Was Leichtfried da fallen ließ, ist eigentlich starker Tobak für den Parteichef Werner Faymann und die SPÖ-ÖVP-Koalition. Die Vorwürfe haben damit zu tun, dass die beiden Außenkoalitionäre in der Frage, ob man gemeinsam mit dem nervös gewordenen EU-Kommissionspräsidenten Manuel Barroso ein Modell der "Wirtschaftsregierung" für Europa vorantreiben müsse, schon viel weiter sind als die Föderalisten in Wien. "Jetzt muss die Kommission mit konkreten Vorschlägen und mit einer Roadmap zur Wirtschafts- und Sozialunion die EU aus der Krise führen", sagte Karas im EU-Parlament. Europa brauche keine Parallelstrukturen.
Die Wiener Parallelstruktur sieht sich überraschenden Koalitionen mit wechselnden Partnern gegenüber. Im September flatterte Bundeskanzler Werner Faymann und Vizekanzler Michael Spindelegger ein "offener Brief" einer temporären Dreierkoalition aus SPÖ,
ÖVP und Grünen des Europaparlaments auf den Tisch.

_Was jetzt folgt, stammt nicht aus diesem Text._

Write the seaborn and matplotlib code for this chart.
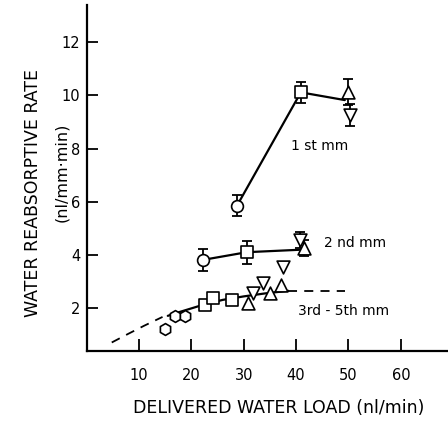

Leichtfried, Karas und die Grüne Ulrike Lunacek, deren Partei sich in Nachfolge des 2009 abservierten Johannes Voggenhuber sehr "europäisch" profiliert, ersuchen die Regierung, mit ihnen für die Beendigung der sinnlosen Aufsplitterung der EU-Plenarsitzungen zwischen Brüssel und Straßburg zu kämpfen. Die Reaktion aus Wien war null. Auch in anderen Hauptstädten wurde der Appell der EU-Parlamentsmehrheit ignoriert. Folge: Frankreich wird beim Europäischen Gerichtshof seinen egoistischen Standpunkt durchsetzen, dass es beim Wanderzirkus bleibt. Dass dabei jährlich 180 Millionen Euro verpulvert werden, ist aber ein übles Signal für Europäer, die nur noch "sparen, sparen" zu hören bekommen. Die Taubheit in Wien hat wohl auch damit zu tun, dass EU-Abgeordnete parteiüberschreitend mit Karas den Kommissionspräsidenten Barroso zu "mehr Führungsstärke und Willen, seine Autorität gegenüber den Mitgliedsstaaten zu nutzen", auffordern. Ganz so stellt man sich das in Wien offenbar nicht vor.